Further context on carbon emissions improvement
The Q2 2025 CEI score of 97.4 is still slightly higher than the 96 points recorded 12 months ago in Q2 2024. However, a more interesting comparison may be found with Q2 2023 - before conflict in Red Sea escalated in December of that year – when the CEI stood at 95.9.
The crucial context is the majority of container ships continue to sail around the Cape of Good Hope in 2025, yet carbon emissions performance on the top 13 global trades in Q2 this year has narrowed to being just 1.5% higher than Q2 2023 when most ships still transited the Suez Canal.
This clearly demonstrates that, if there is a resolution to the conflict and the Red Sea opens up at large, carbon emissions performance at a global level would drop significantly below the levels seen in 2023.
Further evidence of improving emissions performance
Unsurprisingly the Red Sea affected routes continue to stick out, with the fronthaul and backhaul trades connecting the Far East with North Europe and Mediterranean remaining above 100 points in Q2. However, the fronthaul trade into Mediterranean is down 4.3% compared to Q1 at 126.3 points, while the trade into North Europe is down 0.2% at 107.5. Both trades are down year-on-year at -12.8% and -2.7% respectively.
The best scoring trades on the CEI are Far East to US East Coast at 71.2 and Far East to US West Coast at 71.1. The trade into the US West Coast – unaffected operationally by the Suez Canal - is now on its tenth straight quarter below 80 points. This is the only trade on the CEI to reach this milestone.
Again, to have two of the world’s major fronthaul trades beating the CEI baseline so comprehensively suggests genuine progress has been made in reducing carbon emissions in recent years, despite the geo-political headwinds.
Other factors driving carbon emissions performance
A more nuanced view shows carbon emissions performance is impacted by the ebb and flow of global ocean container trade patterns.

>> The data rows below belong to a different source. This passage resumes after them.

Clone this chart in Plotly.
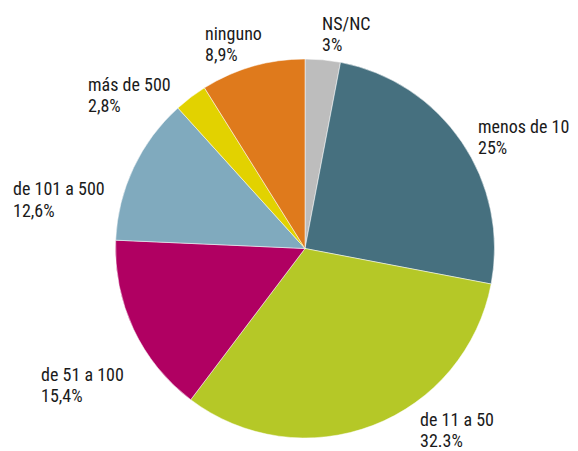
import plotly.graph_objects as go

categories = ["NS/NC", "menos de 10", "de 11 a 50", "de 51 a 100", "de 101 a 500", "más de 500", "ninguno"]
values = [3, 25, 32.3, 15.4, 12.6, 2.8, 8.9]
value_labels = ["3%", "25%", "32.3%", "15,4%", "12,6%", "2,8%", "8,9%"]
colors = ["#bdbdbd", "#46707f", "#b5c827", "#b00062", "#80aabe", "#e2d200", "#df7a1c"]

W, H = 578, 451
# label text left / cap-top positions in pixels
label_pos = [(320, 17), (476, 120), (418, 413), (39, 368), (11, 182.5), (86, 78), (203, 27)]
LINE = 21.5
CAP_OFF = 6.3
FONT = dict(family="Liberation Sans Narrow, Roboto Condensed, Roboto, sans-serif", size=18, color="#1a1a1a")

fig = go.Figure(go.Pie(
    labels=categories, values=values, sort=False, direction="clockwise", rotation=0,
    marker=dict(colors=colors, line=dict(color="white", width=0.5)),
    textinfo="none", hoverinfo="label+percent", showlegend=False,
    domain=dict(x=[115 / W, 495 / W], y=[1 - 438 / H, 1 - 59 / H]),
))

for cat, lab, (px, py) in zip(categories, value_labels, label_pos):
    for i, t in enumerate([cat, lab]):
        fig.add_annotation(
            x=px / W, y=1 - (py - CAP_OFF + i * LINE) / H, xref="paper", yref="paper",
            xanchor="left", yanchor="top", align="left", showarrow=False,
            text=t, font=FONT,
        )

fig.update_layout(width=W, height=H, margin=dict(l=0, r=0, t=0, b=0),
                  paper_bgcolor="white", plot_bgcolor="white")
fig.write_html("out.html", config={"displayModeBar": False},
               post_script="document.body.style.margin='0';")
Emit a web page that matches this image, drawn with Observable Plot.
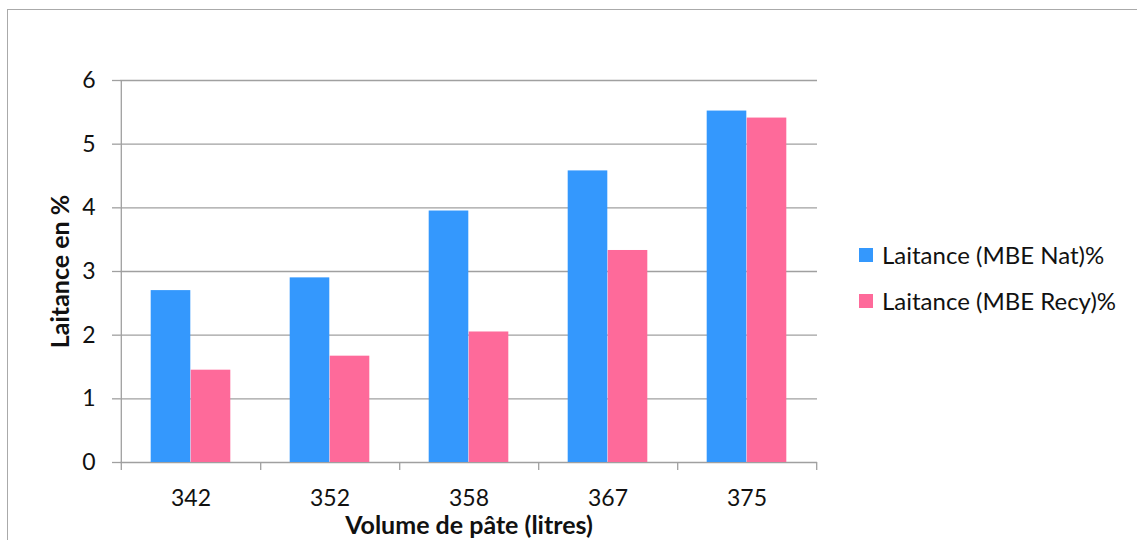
<!DOCTYPE html>
<html lang="fr">
<head>
<meta charset="utf-8">
<script src="https://cdn.jsdelivr.net/npm/d3@7"></script>
<script src="https://cdn.jsdelivr.net/npm/@observablehq/plot@0.6"></script>
<style>
  html, body { margin: 0; padding: 0; background: #ffffff; }
  #chart { position: relative; width: 1137px; height: 540px; overflow: hidden; font-family: Lato, "Open Sans", sans-serif; color: #111111; }
  #chart svg { position: absolute; left: 0; top: 0; overflow: visible; }
  #border { position: absolute; left: 7px; top: 9px; width: 1200px; height: 600px; border-top: 1.5px solid #aaaaaa; border-left: 1.5px solid #aaaaaa; box-sizing: border-box; }
  #legend { position: absolute; left: 859px; top: 241px; font-size: 24px; line-height: 28px; }
  #legend .item { display: flex; align-items: center; height: 28px; margin-bottom: 18px; white-space: nowrap; }
  #legend .swatch { width: 14px; height: 14px; margin-right: 9px; flex: none; }
</style>
</head>
<body>
<div id="chart">
  <div id="border"></div>
  <div id="legend"></div>
</div>
<script>
// Paste volume (litres) on the x axis, two series of laitance percentages.
const volumes = ["342", "352", "358", "367", "375"];
const seriesNames = ["Laitance (MBE Nat)%", "Laitance (MBE Recy)%"];
const natValues = [2.70, 2.90, 3.95, 4.58, 5.52];
const recyValues = [1.45, 1.67, 2.05, 3.33, 5.41];
const seriesColors = ["#3498fd", "#fe6a9a"];
const yTicks = [0, 1, 2, 3, 4, 5, 6];
const yTitle = "Laitance en %";
const xTitle = "Volume de pâte (litres)";

// Layout
const W = 1137, H = 540;
const marginLeft = 120, marginRight = 320, marginTop = 80, marginBottom = 78;
const bw = (W - marginLeft - marginRight) / volumes.length;   // width of one category band
const barW = bw * 0.287;                                        // width of one bar
const pad = bw / 2 - barW;
const gridColor = "#a0a0a0";
const textColor = "#111111";

const natRows = volumes.map((v, i) => ({volume: v, series: seriesNames[0], value: natValues[i]}));
const recyRows = volumes.map((v, i) => ({volume: v, series: seriesNames[1], value: recyValues[i]}));

const chart = Plot.plot({
  width: W,
  height: H,
  marginLeft, marginRight, marginTop, marginBottom,
  style: {fontFamily: "Lato, 'Open Sans', sans-serif", fontSize: "23px", color: textColor, background: "transparent"},
  x: {domain: volumes, padding: 0, axis: null},
  y: {domain: [0, 6], axis: null},
  color: {domain: seriesNames, range: seriesColors},
  marks: [
    Plot.gridY(yTicks, {stroke: gridColor, strokeOpacity: 1, strokeWidth: 1.3}),
    Plot.axisY(yTicks, {tickSize: 8, tickPadding: 17, tickFormat: d => String(d), stroke: gridColor, strokeWidth: 1.3, fill: textColor, fontSize: 23, label: null}),
    // vertical axis line, running slightly below the baseline
    Plot.ruleX([volumes[0]], {x: d => d, dx: -bw / 2, y1: 6, y2: 0, insetBottom: -8, stroke: gridColor, strokeWidth: 1.3}),
    // category separators below the baseline
    Plot.ruleX(volumes, {x: d => d, dx: bw / 2, y1: 0, y2: 0, insetBottom: -8, stroke: gridColor, strokeWidth: 1.3}),
    Plot.barY(natRows, {x: "volume", y: "value", fill: "series", insetLeft: pad, insetRight: bw / 2}),
    Plot.barY(recyRows, {x: "volume", y: "value", fill: "series", insetLeft: bw / 2, insetRight: pad}),
    Plot.axisX({tickSize: 0, tickPadding: 27, fill: textColor, fontSize: 23, label: null}),
    Plot.text([yTitle], {frameAnchor: "left", textAnchor: "middle", lineAnchor: "middle", rotate: -90, dx: -60, fontWeight: "bold", fontSize: 25, fill: textColor}),
    Plot.text([xTitle], {frameAnchor: "bottom", textAnchor: "middle", lineAnchor: "middle", dy: 63, fontWeight: "bold", fontSize: 25, fill: textColor})
  ]
});
document.getElementById("chart").appendChild(chart);

// Legend to the right of the plot area
const legend = document.getElementById("legend");
seriesNames.forEach((name, i) => {
  const item = document.createElement("div");
  item.className = "item";
  const sw = document.createElement("span");
  sw.className = "swatch";
  sw.style.background = seriesColors[i];
  const label = document.createElement("span");
  label.textContent = name;
  item.appendChild(sw);
  item.appendChild(label);
  legend.appendChild(item);
});
</script>
</body>
</html>
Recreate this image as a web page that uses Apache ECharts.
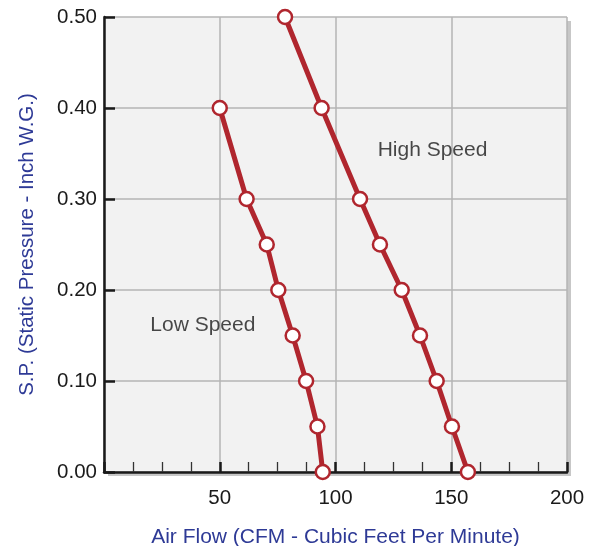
<!DOCTYPE html>
<html>
<head>
<meta charset="utf-8">
<script src="https://cdn.jsdelivr.net/npm/echarts@6/dist/echarts.min.js"></script>
<style>html,body{margin:0;padding:0;background:#fff;}#c{width:598px;height:546px;}</style>
</head>
<body>
<div id="c"></div>
<script>
var lowSpeed = [[50,0.40],[61.6,0.30],[70.3,0.25],[75.3,0.20],[81.5,0.15],[87.3,0.10],[92.2,0.05],[94.5,0.00]];
var highSpeed = [[78.2,0.50],[94,0.40],[110.6,0.30],[119.2,0.25],[128.6,0.20],[136.5,0.15],[143.7,0.10],[150.3,0.05],[157.2,0.00]];
var seriesLabels = [{name:'Low Speed', value:[20.0,0.161]},{name:'High Speed', value:[118.2,0.354]}];
var xTitle = 'Air Flow (CFM - Cubic Feet Per Minute)';
var yTitle = 'S.P. (Static Pressure - Inch W.G.)';

var red = '#b0262e';
var font = 'Liberation Sans, Arial, sans-serif';
var chart = echarts.init(document.getElementById('c'), null, {renderer:'canvas'});
function lineSeries(name, data){
  return {
    name:name, type:'line', data:data, clip:false,
    lineStyle:{color:red, width:5},
    symbol:'circle', symbolSize:14,
    itemStyle:{color:'#ffffff', borderColor:red, borderWidth:2.5},
    z:5
  };
}
chart.setOption({
  animation:false,
  grid:{left:104, right:31, top:17, bottom:74, outerBoundsMode:'none', containLabel:false,
        show:true, backgroundColor:'#f2f2f2', borderWidth:0,
        shadowColor:'rgba(0,0,0,0.22)', shadowOffsetX:4, shadowOffsetY:4, shadowBlur:0},
  xAxis:{type:'value', min:0, max:200, interval:50,
    name:xTitle, nameLocation:'middle', nameGap:55,
    nameTextStyle:{color:'#2e3a96', fontSize:21, fontFamily:font},
    axisLine:{show:true, lineStyle:{color:'#1a1a1a', width:2.5}},
    axisTick:{show:true, inside:true, length:10, lineStyle:{color:'#1a1a1a', width:2.5}},
    minorTick:{show:true, splitNumber:4, length:10, lineStyle:{color:'#333', width:1.3}},
    axisLabel:{color:'#1a1a1a', fontSize:20.5, fontFamily:font, margin:16,
      formatter:function(v){return v===0?'':String(v);}},
    splitLine:{show:true, lineStyle:{color:'#b5b5b5', width:1.5}}
  },
  yAxis:{type:'value', min:0, max:0.5, interval:0.1,
    name:yTitle, nameLocation:'middle', nameGap:66,
    nameTextStyle:{color:'#2e3a96', fontSize:20.5, fontFamily:font},
    axisLine:{show:true, lineStyle:{color:'#1a1a1a', width:2.5}},
    axisTick:{show:true, inside:true, length:11, lineStyle:{color:'#1a1a1a', width:2.5}},
    axisLabel:{color:'#1a1a1a', fontSize:20.5, fontFamily:font, margin:7,
      formatter:function(v){return v.toFixed(2);}},
    splitLine:{show:true, lineStyle:{color:'#b5b5b5', width:1.5}}
  },
  series:[
    lineSeries('Low Speed', lowSpeed),
    lineSeries('High Speed', highSpeed),
    {type:'scatter', data:seriesLabels, symbolSize:0, silent:true,
     label:{show:true, position:'right', distance:0, formatter:'{b}', color:'#1a1a1a', fontSize:21, fontFamily:font}}
  ]
});
</script>
</body>
</html>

For example, the biggest CEI improvement in Q2 2025 came on the US West Coast to Far East backhaul, down 28.2% from the previous quarter to stand at 72.2. However, this was not a consequence of higher US exports, but rather a reduction in capacity on the fronthaul trade, which increased the filling factor on the backhaul trips.
Further nuance is found at the other end of the scale, with the North Europe to US East Coast trade having the biggest increase compared to Q1 2025, up 10.9% to 92 points. This is one of the likely consequences of the US trade policy, with ships sailing at higher speed across the Atlantic (therefore burning more fuel) to beat the tariff deadlines.
Higher sailing speeds were also due to carriers needing to redeploy ships across trades as quickly as possible in response to rising and falling demand in the wake of tariffs – for example, capacity was shifted off US-bound trades onto Far East to North Europe and South America East Coast trades when demand fell off a cliff in the aftermath of Trump’s reciprocal tariffs in early April.
Ship size is a key factor
North Europe to South America East Coast is not operationally impacted by the Red Sea, however it recorded a CEI score of 114.4 in Q2 2025 – up 15% compared to a year ago.
The CEI score is based on emissions per tonne of cargo carried, with larger ships offering the highest efficiency. However, carriers’ efforts to manage capacity in the wake of the US trade wars and global demand volatility saw an average ship size of 7400 TEU deployed on the trade from North Europe to South America East Coast in Q2, down 14% (or 1200 TEU) year-on-year, pushing emissions per tonne of cargo carrier up.
Shippers can factor carbon emissions into freight procurement
The US tariffs and other geo-political headwinds are understandably front of mind for shippers in 2025, but that doesn’t mean carbon emissions performance cannot be factored into freight procurement decisions.
Xeneta customers can monitor and benchmark carbon emissions performance across the world’s main carriers in the platform. Price and operational delivery will be the main factors shippers consider when identifying the right service provider, but when price and operational delivery are similar, carbon emissions can be useful in the selection process.
When looking across the CEI, CMA CGM and HMM lead the pack in Q2 2025, with both taking top spot as the best performing carriers on three out of the top 13 trades.